Es gab mit Sicherheit kein anderes Los im Viertelfinaltopf, das derart große Begeisterung hervorgerufen hätte. An den Tejo sollte es gehen, zwar nicht mit dem Nachtzug wie im Roman Pascal Merciers, aber dafür mit einem Vorsprung aus dem Hinspiel im Gepäck.
Speis und Trank, wunderschöne Altstadt, europäisches Streetart-Mekka, die Nähe zum Meer. Lissabon hat viel zu bieten und ist für Bayernfans eine altvertraute Stadt. Die älteren Semester waren hier schon 1996 im Uefa-Cup zu Gast und auch die nicht ganz so alten können sich an Spiele bei Belenenses und Sporting erinnern.
Ganz egal, ob man den Aufenthalt extra-lang oder extra-kurz gestaltete, irgendwann streifte man einmal den Rossio, der am Spieltag als Anlaufpunkt diente. Von hier ging es per Sonder-U-Bahn zum Estadio da Luz, wo mit den Einlasskontrollen mal wieder das typische Europapokalroulette bevorstand. Wie so oft merkt man erst wie verrottet die Zustände woanders sind, wenn man selbst hinfährt. Während bei uns mittlerweile eigentlich viele Fanmaterialien wie Megaphone, Trommeln, große Fahnen erlaubt sind, gilt bei den meisten Auswärtsspielen in Europa erstmal das Gegenteil und man muss auf den Goodwill der örtlichen Entscheidungsträger hoffen. Aber auch wenn die Bullen für südeuropäische Verhältnisse halbwegs entspannt waren (okay, wenn man angesichts von Typen mit Gummischrotgewehren in der Hand das Wort „entspannt“ überhaupt benutzen kann), gingen beim Thema Trommel und Megaphon sofort wieder die Scheuklappen runter. Anders als in Turin funktionierten diesmal aber die bekannten Mechanismen und so schafften es zumindest eine kleine Trommel und ein Megaphon in den eher ungünstig aufgeteilten Gästeblock.
Für die eher schlechten Rahmenbedingungen erledigten wir unsere Aufgabe aber trotzdem ganz ordentlich. Wieviel am Ende vom dritten Rang auf den Rasen hinunter drang ist natürlich fraglich. Zwar wurden einige Schlachtrufe schön brachial hinausgeschmettert und auch das Hinsetzen und Aufspringen bei „Ich geb‘ mein Herz für Dich“ brachte zwei allerfeinste Momente der Stadionkultur, aber neben der Entfernung zum Spielfeld dürfte auch der generelle Geräuschschleier im Stadion unsere Gesänge von den Gehörgängen der Spieler ferngehalten haben.
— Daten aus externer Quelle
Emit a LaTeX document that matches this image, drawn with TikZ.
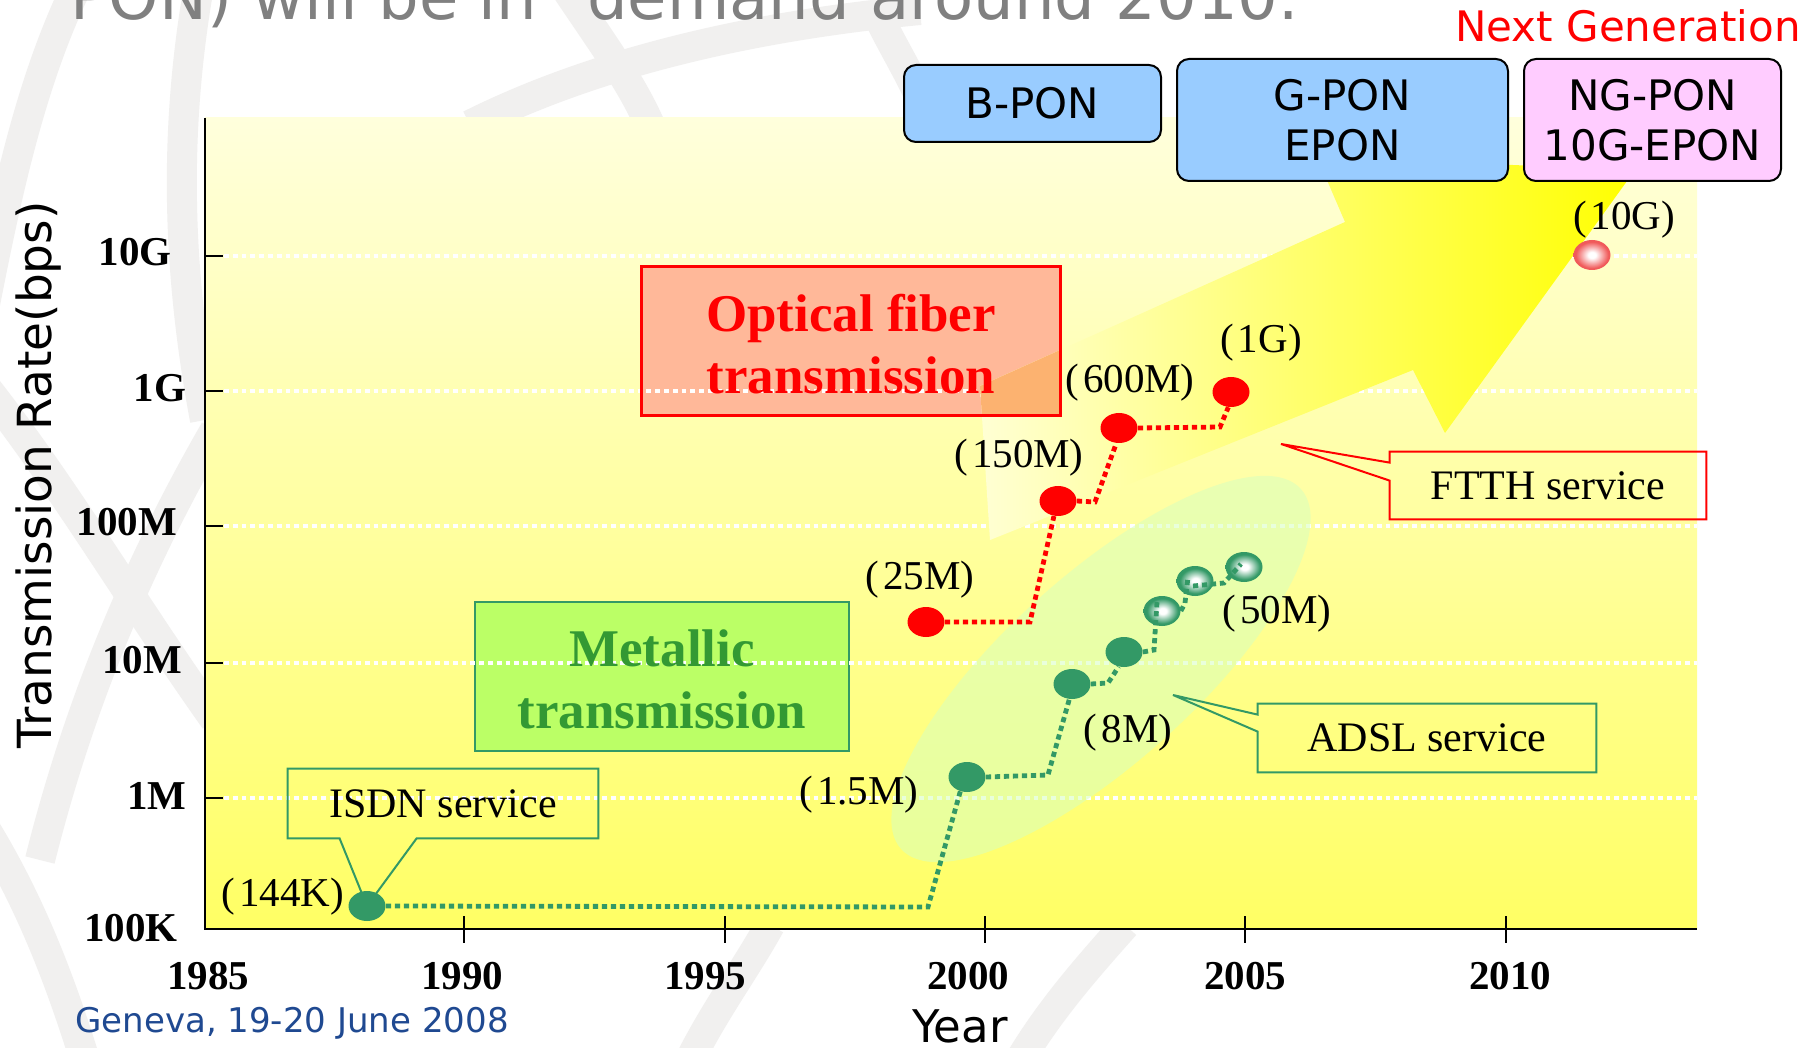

Entgegen den Medienberichten braucht man sich da keinen Illussionen hingeben, das Estadio da Luz ist keinesfalls das ganze Jahr über ein flammendes Inferno, in dem jede Gästemannschaft niedergeschrien und -gepfiffen wird und die roten Adler auf melodischen Schwingen zum Torerfolg getragen werden. Das war Viertelfinale gegen den großen FC Bayern und somit Ausnahmezustand. Genauso muss man aber auch zugeben, dass der Heimanhang eben heute wirklich eine geile Fußballatmosphäre schuf. Sehr schöne Gesänge und heftige Pfeifkonzerte wechselten sich ab und schienen zeitweise sogar eine abgebrühte Truppe wie die unsere zu verunsichern.
Für den Halbfinaleinzug reichte es trotzdem recht souverän. Zwar ließ sich die Hintermannschaft samt Torwart zweimal von einem langen Ball irritieren und sah dann relativ bescheiden aus, da Vidal und Müller die Fehler egalisierten, spielte das am Ende aber keine große Rolle.
Nun wartet kein leichtes Los auf unsere Roten. Atlético ist vielleicht sogar der unangenehmste der noch verbliebenen Gegner. Vor diesem Hintergrund war es ein feiner Zug des Schiri, weder Arturo Vidal noch Javier Martinez mit einer individuellen Strafe zu belegen, die sie für den Tanz in Madrid vom Parkett genommen hätten.
Ein Dankeschön geht noch an die Freakmenschen aus Bochum, Hamburg und Jena, die sich die Tage mit uns in der portugiesischen Hauptstadt vertrieben.